Hit Big Lagoon again Saturday morning, was on the water at 5:45am and went to work on some grass flats with the spook jr. About 14 casts into it just "walkin the dog", get it back to the yak and ready to pull outta the water for another cast and, Sploosh!!, so close to the yak i couldnt even see the splash, lol. Luckily my drag was set, cuz he was runnin! After a couple of strong runs, i slowly tightened the drag down to add a lil pressure, he pulled me around a little bit, and 24 1/2 in red in the yak. Was excited, and ready to make it happen again to produce my first redfish limit since it was changed to two. Continued to throw the topwater in hopes of another slot, but for the next 2 1/2 hrs only picked up two rat reds, an 8 in speck and two pinfish, lol, yup on the spook jr. I just happened to have a rod rigged with a popping cork and about two feet of flouro with a live bait hook:yes:. I quickly attempted to hook the 1st pinfish through the tail and pull him behind me, but he didnt like the feel of that hook, and shook, stabbed me and found his way back in the water. Luckly for me, the second pinfish came about two casts later, and I decided to hook him up top just forward of the dorsal fin, and behind the yak he went. About 1030am i decided my luck had run out, and began to pack it up. I put my topwater rod in its holder, and started to reel in the "pinfish" rod. It seemed to be caught up in some grass, so i gave it a long slow pull to attempt to free it, but the sound of my baitclicker began to sing, I increased the drag a little, and slowly pulled back again to sink that single live bait hook. The fish responded with a couple more bulldogish runs, and pulled me around a few mins as well. I got him slightly tired, and he appeared on the right of the yak, grabbed the net and boated a thick 25 1/2 in red to complete my first kayak redfish limit! Great morning on the water with a 5-8 knt west wind.
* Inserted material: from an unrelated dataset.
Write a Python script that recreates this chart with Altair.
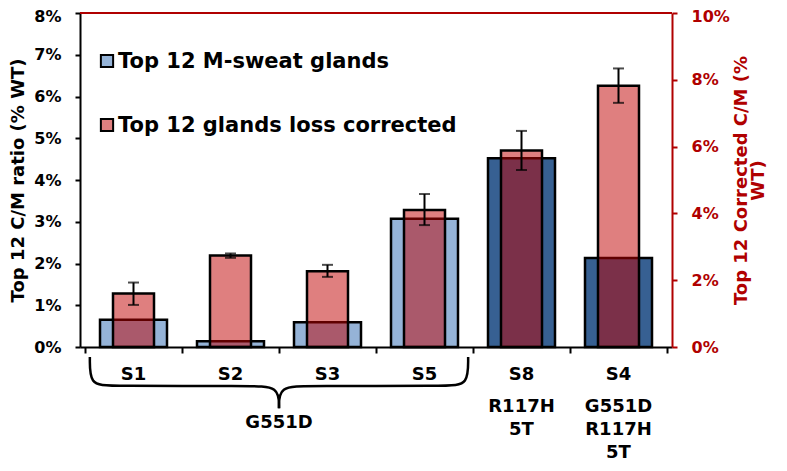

Thanks for reading fellas, tight lines!


----------



## azevedo16 (Aug 18, 2010)

Very nice!


----------



## bbarton13 (May 4, 2009)

nice job


----------



## b16acrx1988 (Jul 8, 2012)

Nice


----------



## pompanopete (Aug 5, 2009)

love that zara spook!!!!


----------



## yakntat (May 12, 2011)

Good looking reds!!! Nice job!


----------



## MillerTime (Jul 6, 2011)

Congrats.


----------



## Foulhook (Apr 26, 2010)

Nice limit ya got there.


----------



## beachsceneguy (May 20, 2008)

nice reds:thumbup:


----------



## dvldocz (Nov 9, 2011)

Congrats!!! My first slot red from my yak went back in the water right after I measured it...not by my choice.


----------



## wflgator (Oct 1, 2007)

Where did you put in at to be on the water that early?


----------



## dthomas142 (Jul 18, 2011)

Thanks for all the replies, it was a good time on the water. I put in at lake Fredrick beach area, by the lighthouse on Nas P'Cola.


----------



## The_Rookie (Jul 4, 2012)

Good stuff


----------